The growth was largely due to rising interest of HNIs in private equity (PE) funds. The commitments raised in Category II funds which invest in PE funds has grown drastically from Rs.10,302 crore in December 2014 to Rs.16,198 crore in December 2015. While PE firms have raised fresh funds of Rs.9,000 crore, these firms have invested Rs.7,600 crore in the current financial year.
Similarly, Category I recorded a growth of 26% in commitments raised. The AIF Category I funds invest in start-up or early stage ventures, social ventures, SMEs or infrastructure funds. This category has raised commitments worth Rs. 9,935 crore as on December 2015 as against Rs. 7,879 crore in December 2014.
While infrastructure funds have raised commitments of Rs. 6,876 crore, the AUM of social venture funds and venture capital reached Rs. 660 crore and Rs.2,238 crore respectively as on December 2015.
Interestingly, Category III which includes hedge funds, saw a massive jump in its commitments. The commitment raised in this category has gone up to Rs.4,554 crore as on December 2015 from Rs.1,500 crore in the corresponding period last year.

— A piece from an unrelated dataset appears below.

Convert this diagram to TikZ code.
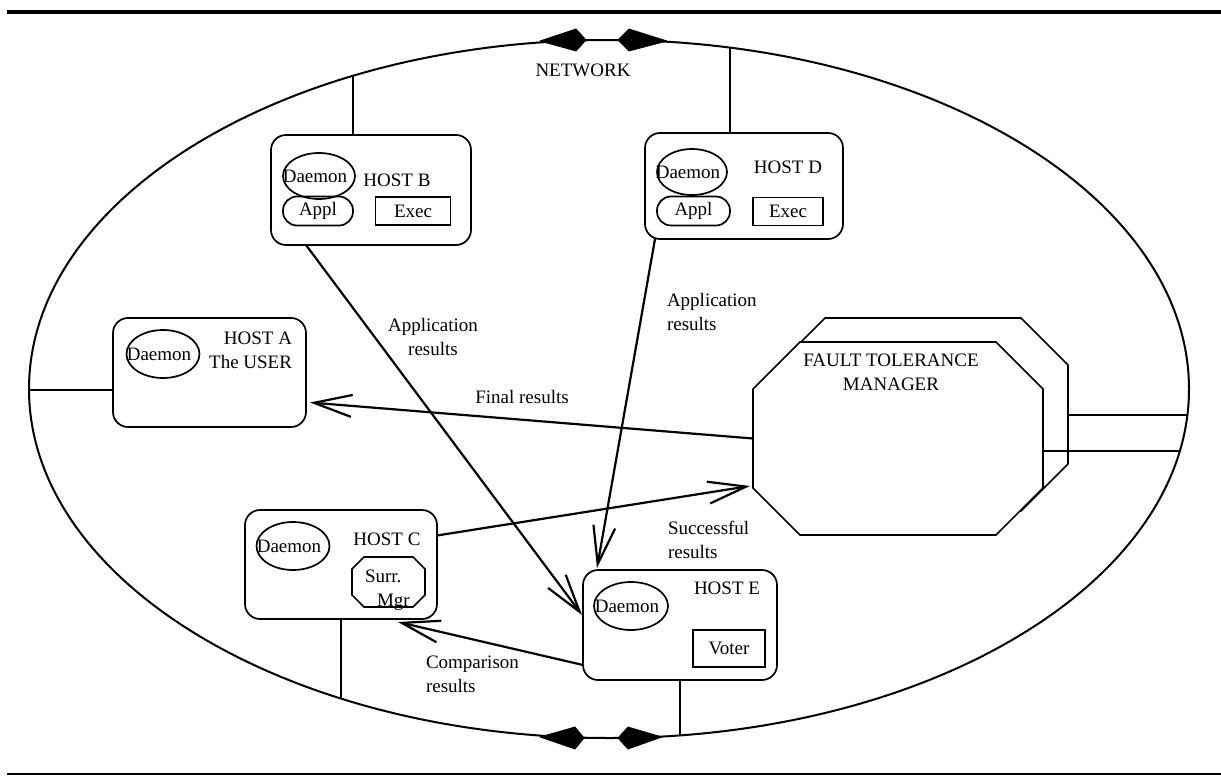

Experts attributed this to the growing popularity of AIFs among HNIs. “HNIs tend to chase stable returns which they expect to find in real estate AIF. In addition, ‘pass through’ taxation status has helped the AIF industry to grow,” said a senior official from a private wealth firm. The Budget 2015 has accorded tax pass-through status to all AIF categories.
Another key reason which experts have pointed out is the volatility in the equity market which is making HNIs move to alternate funds.
A recent Karvy Wealth Report 2015 showed that the total individual wealth in alternate assets including Alternate Investment Funds (AIFs) stood at Rs.41,960 crore in FY15, growing by 77% from the previous financial year. However, the report has included structured products and gold ETFs.
Another report called ‘Top of the Pyramid 2015’ released by Kotak Wealth Management said that 40% of ultra-rich preferred to invest in IT and e-commerce industry through PE investments and 39% of them preferred to invest through venture capital (VC) route. After technology, real estate and financial services were the second and third most preferred sectors for investments through PE and VC route, states the report.
As on December 2015, there are 158 AIFs operational in India.
Financial advisers can distribute AIFs; however, only a few advisers are offering these product to their clients. The minimum ticket size under AIFs is Rs. 1 crore.